Various B/E methods for use with protein A affinity chromatography, including various intermediate wash buffers, have been described. For example, U.S. Pat. Nos. 6,127,526 and 6,333,398 describe an intermediate wash step during Protein A chromatography using hydrophobic electrolytes, e.g., tetramethylammonium chloride (TMAC) and tetraethylammonium chloride (TEAC), to remove the contaminants, but not the immobilized Protein A or the protein of interest, bound to the Protein A column. U.S. Pat. No. 6,870,034 describes additional methods and wash buffers for use with protein A affinity chromatography.
Flow Through Chromatography (F/T): Using F/T chromatography, load conditions are identified where impurities strongly bind to the chromatography material while the product flows through. F/T chromatography allows high load density for standard monoclonal antibody preparations (MAbs).
In recombinant anti-IL13 MAb preparations and certain other recombinant polypeptides produced in CHO cells, we identified an enzyme, phospholipase B-like 2, as a single CHOP species present in excess of available antibodies in a total CHOP ELISA assay. As used herein, “PLB2” and “PLBL2” and “PLBD2” are used interchangeably and refer to the enzyme “phospholipase B-like 2” or its synonym, “phospholipase B-domain-like 2”. Certain scientific publications on PLBL2 include Lakomek, K. et al., BMC Structural Biology 9:56 (2009); Deuschi, et al., FEBS Lett 580:5747-5752 (2006). PLBL2 is synthesized as a pre-pro-enzyme with parent MW of about 66,000. There is an initial leader sequence which is removed and potential 6 mannose-6-phosphate (M-6-P) groups are added during post-translational modification. M-6-P is a targeting modification that directs this enzyme to the lysosome via the M-6-P receptor. PLBL2 contains 6 cysteines, two of which have free sulfhydrals, and four form disulfide bonds. In acidic environments, PLBL2 is further clipped into the N- and C-terminal fragments having 32,000 and 45,000 MW, respectively. By analogy with other lysosomal enzymes, this cleavage is an activating step, allowing and access of the substrate to the active site.
There is about 80% PLBL2 amino acid sequence homology between hamster and human forms of the enzyme. The enzyme activity is thought to be to cleave either fatty acid chain from the phospholipids that make up cell membranes. There are other phospholipases with different substrate cleavage specificities. Similar enzymatic activities exist in microorganisms, where they are often a virulence factor. Although microorganisms have a similar enzymatic activity, the protein generating this activity is different, and there is low sequence homology between microbial and mammalian PLBL2 enzymes. Phospholipases produce free fatty acids (FFA) as one product of the substrate hydrolysis. Free fatty acids are themselves a potential immune-signaling factor. Dehydrogenation converts FFA to arachadonic acid which potentially participates in inflammation cascades involving eicosanoids.
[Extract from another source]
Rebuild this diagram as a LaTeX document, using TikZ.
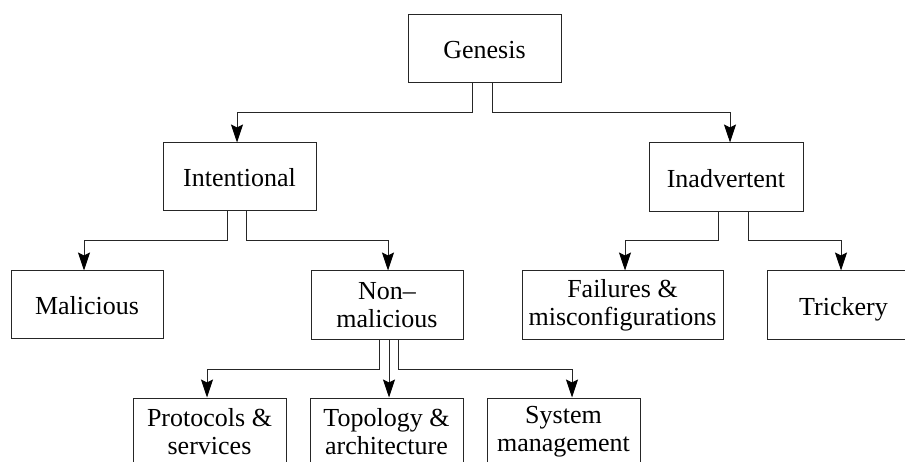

Having identified PLBL2 as a single HCP (CHOP) in recombinant anti-IL13 MAb preparations and certain other recombinant polypeptides produced in CHO cells, we developed reagents, methods, and kits for the specific, sensitive, and quantitative determination of PLBL2 levels in anti-IL-13 Mab preparations (and other recombinant polypeptide products) and at various stages of purification. These are briefly described in the Examples below and also in U.S. Provisional Patent Application Nos. 61/877,503 and 61/991,228. In addition, there was the formidable challenge of developing a large-scale, robust, and efficient process for the purification of anti-IL13 MAb (and other recombinant polypeptide products) resulting in MAb of sufficient purity (including removal of PLBL2) for human therapeutic use including late-stage clinical and commercial use. The invention described herein meets certain of the above-described needs and provides other benefits.
All references cited herein, including patent applications and publications, are incorporated by reference in their entirety.